Aklıma geliyor; ben de Sirkeci’ye hayli düşmüşümdür. Hele delikanlı yıllarımda. Konyalı vardı. Konyalı, çok daha önceleri, Orhan Kemal zamanında lokanta, benim zamanlarımda pastaneydi. Şimdi mi? Şimdi yok artık. Ne çok uğrardım. Poğaça, açma bir şeyler atıştırır, ya ada vapuruna ya da olur olmaz her şeyin satıldığı o çok acayip banliyö trenleriyle Bakırköy’e, ilk sevgiliyi görmeye. Ne günler!
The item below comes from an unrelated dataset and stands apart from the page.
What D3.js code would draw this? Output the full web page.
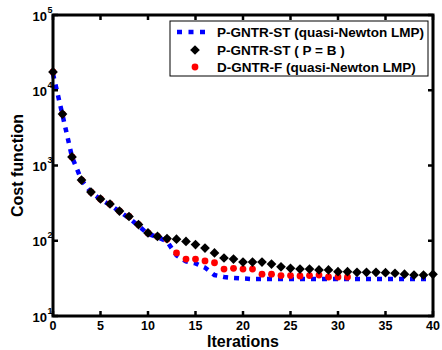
<!DOCTYPE html>
<html>
<head>
<meta charset="utf-8">
<script src="https://cdn.jsdelivr.net/npm/d3@7"></script>
<style>
  body { margin: 0; background: #fff; }
  text { font-family: "Liberation Sans", Arial, sans-serif; font-weight: bold; fill: #000; }
</style>
</head>
<body>
<div id="chart"></div>
<script>
// iterations 0..40
const iterations = d3.range(0, 41);

// P-GNTR-ST (quasi-Newton LMP), blue dotted line
const blueSeries = [16500, 4700, 1300, 640, 440, 355, 300, 245, 200, 158, 123, 112, 98, 64, 53, 50, 44, 35, 33, 32,
  31.5, 31, 31, 31, 31, 31, 31, 31, 31, 31, 31, 31, 31, 31, 31, 31, 31, 31, 31, 31, 31];

// P-GNTR-ST ( P = B ), black diamonds
const blackSeries = [17500, 4830, 1300, 641, 444, 359, 308, 248, 210, 164, 127, 114, 107, 105, 98, 89, 80, 69, 59, 57,
  52, 52, 52, 49, 45, 43, 42, 42, 41, 41, 38.8, 38.8, 38, 38, 38, 37.6, 37, 36, 35, 35, 35.8];

// D-GNTR-F (quasi-Newton LMP), red dots (iterations 0..31)
const redSeries = [17500, 4830, 1300, 641, 444, 359, 308, 248, 210, 164, 127, 114, 105, 69, 57, 57, 54, 51, 42, 43,
  42, 42, 36, 36, 34.5, 34.5, 34, 34.5, 35, 33, 33, 33];

const xTicks = [0, 5, 10, 15, 20, 25, 30, 35, 40];
const yTicks = [1e1, 1e2, 1e3, 1e4, 1e5];
const legendLabels = ['P-GNTR-ST (quasi-Newton LMP)', 'P-GNTR-ST ( P = B )', 'D-GNTR-F (quasi-Newton LMP)'];

const width = 442, height = 350;
const plot = { left: 53, right: 433, top: 15, bottom: 316 };

const svg = d3.select('#chart').append('svg')
  .attr('width', width).attr('height', height);

const x = d3.scaleLinear().domain([0, 40]).range([plot.left, plot.right]);
const y = d3.scaleLog().domain([10, 1e5]).range([plot.bottom, plot.top]);

// blue dotted line
const line = d3.line()
  .x(d => x(d[0]))
  .y(d => y(d[1]));

svg.append('path')
  .datum(iterations.map((it, i) => [it, blueSeries[i]]))
  .attr('fill', 'none')
  .attr('stroke', '#0000ff')
  .attr('stroke-width', 4.5)
  .attr('stroke-dasharray', '5,6')
  .attr('d', line);

// red dots
svg.selectAll('.red')
  .data(redSeries)
  .enter().append('circle')
  .attr('class', 'red')
  .attr('cx', (d, i) => x(i))
  .attr('cy', d => y(d))
  .attr('r', 3.4)
  .attr('fill', '#ff0000');

// black diamonds
const diamond = d3.symbol().type(d3.symbolDiamond2).size(60);
svg.selectAll('.black')
  .data(blackSeries)
  .enter().append('path')
  .attr('class', 'black')
  .attr('transform', (d, i) => `translate(${x(i)},${y(d)})`)
  .attr('d', diamond)
  .attr('fill', '#000');

// frame
svg.append('rect')
  .attr('x', plot.left).attr('y', plot.top)
  .attr('width', plot.right - plot.left)
  .attr('height', plot.bottom - plot.top)
  .attr('fill', 'none')
  .attr('stroke', '#000')
  .attr('stroke-width', 3);

// ticks (inward, also on top / right)
const tickLen = 5;
xTicks.forEach(t => {
  svg.append('line').attr('x1', x(t)).attr('x2', x(t))
    .attr('y1', plot.bottom).attr('y2', plot.bottom - tickLen)
    .attr('stroke', '#000').attr('stroke-width', 2.5);
  svg.append('line').attr('x1', x(t)).attr('x2', x(t))
    .attr('y1', plot.top).attr('y2', plot.top + tickLen)
    .attr('stroke', '#000').attr('stroke-width', 2.5);
  svg.append('text')
    .attr('x', x(t)).attr('y', 330)
    .attr('text-anchor', 'middle')
    .attr('font-size', '12.5px')
    .text(t);
});

yTicks.forEach(t => {
  svg.append('line').attr('x1', plot.left).attr('x2', plot.left + tickLen)
    .attr('y1', y(t)).attr('y2', y(t))
    .attr('stroke', '#000').attr('stroke-width', 2.5);
  svg.append('line').attr('x1', plot.right).attr('x2', plot.right - tickLen)
    .attr('y1', y(t)).attr('y2', y(t))
    .attr('stroke', '#000').attr('stroke-width', 2.5);
  svg.append('text')
    .attr('x', 47).attr('y', y(t) + 5.5)
    .attr('text-anchor', 'end')
    .attr('font-size', '13px')
    .text('10');
  svg.append('text')
    .attr('x', 47.5).attr('y', y(t) - 2.5)
    .attr('font-size', '9px')
    .attr('font-weight', 'normal')
    .text(Math.round(Math.log10(t)));
});

// axis titles
svg.append('text')
  .attr('x', (plot.left + plot.right) / 2).attr('y', 347)
  .attr('text-anchor', 'middle')
  .attr('font-size', '16px')
  .text('Iterations');

svg.append('text')
  .attr('transform', `translate(23,${(plot.top + plot.bottom) / 2}) rotate(-90)`)
  .attr('text-anchor', 'middle')
  .attr('font-size', '16px')
  .text('Cost function');

// legend
const legend = svg.append('g');
legend.append('rect')
  .attr('x', 170).attr('y', 21)
  .attr('width', 258).attr('height', 55)
  .attr('fill', '#fff')
  .attr('stroke', '#000')
  .attr('stroke-width', 1);

const rowY = [32, 50, 67];
legend.append('line')
  .attr('x1', 177).attr('x2', 211)
  .attr('y1', rowY[0]).attr('y2', rowY[0])
  .attr('stroke', '#0000ff')
  .attr('stroke-width', 4.5)
  .attr('stroke-dasharray', '5,6.5');
legend.append('path')
  .attr('transform', `translate(195,${rowY[1]})`)
  .attr('d', diamond)
  .attr('fill', '#000');
legend.append('circle')
  .attr('cx', 195).attr('cy', rowY[2])
  .attr('r', 3.4)
  .attr('fill', '#ff0000');

legend.selectAll('.lab')
  .data(legendLabels)
  .enter().append('text')
  .attr('class', 'lab')
  .attr('x', 217)
  .attr('y', (d, i) => rowY[i] + 5)
  .attr('font-size', '13.5px')
  .text(d => d);
</script>
</body>
</html>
İstanbul’da, bir zamanlar Sirkeci garından günde iki kez Avrupa'ya tren kalkardı. Saat 17'de, ilki Münih’e, varlıklı Almanya'ya, Ruhr bölgesine, Köln'e, hatta Danimarka'ya, İsveç’e, Norveç’e. İkincisi de saat 20’dedir, hem Münih'e hem de Paris'e. Günde iki kez, gar insanlarla, daha da kalabalıklaşırdı. Hem Sirkeci’nin hem de Haydarpaşa’nın gar lokantaları ayrıca yazılmayı hak edecek önemde.
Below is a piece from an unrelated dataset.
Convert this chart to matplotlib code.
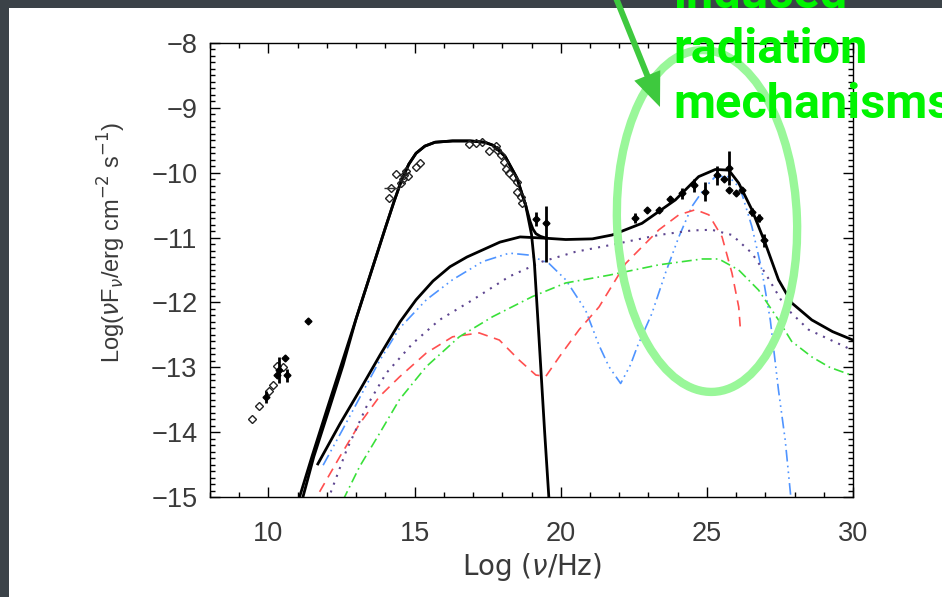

Sirkeci’de bir otelde, Millî Mücadelemizin Yahya Kaptan’ı Osman Kaptan ile bir olup İngiliz’e, Yunan’a karşı durmuştur. Sirkeci, Cansever’in deyişiyle bir Oteller Kenti (Başka bir otel, bu kez tersinden bir otel, bir karakol (yani Sansaryan Hanı) kırklarda Attilâ İlhan’ı ağırlar.) Yaşar Kemal de aylarca Gülhane Parkı’nda yattıktan sonra röportaj yazarlığı için ilk avansını alınca Sirkeci’deki Türk Oteli’ne atmıştır kapağı. Yaşar Kemal’in hayatında giydiği ilk takım elbisesi de Sirkeci’deki Atalar Mağazası’ndan alınmadır.
Vâlâ Nurettin ile Nâzım da İstanbul’dan Millî Mücadele Ankara’sına geçerken yol paralarını Sirkeci’de Şevki isminde bir diş doktorundan alır. 1920 yılının son gecesini, Sultan Mahmut türbesinin yanındaki Mahmudiye Oteli’nde geçirdikten sonra 1921’in ilk günü Sirkeci rıhtımından kalkan çok eski, küçük Yeni Dünya vapuruna Yusuf Ziya ve Faruk Nafiz ile binerler (onlar da mücadeleye koşmaktadır, Türk milleti böyledir). Vakit gazetesi sahibi Hakkı Tarık (daha sonra Us) şuarayı geçirmeye gelmiştir.
Sirkeci’den geçenlerin, yolu Sirkeci’ye düşenlerin bir kısmı bunlar sadece. Bugün gidip baktığımızda izlerini görmekte, bulmakta zorlanabiliriz. Sadece Sirkeci’ye, Büyük Postane’nin arka tarafına uğrayın hele, oradaki kûfî hatta bakın. Basınımızın kurucularından Ebüzziyâ Mehmed Tevfik Bey’e ait olduğunu göreceksiniz o müthiş mavinin. Mavi ki huydur demişti Cansever.
Semtleri oluşturan yollar, caddeler, alışveriş merkezleri değil, bu izler, bu yaşamalar, bu anılar, bu sanat eserleri işte.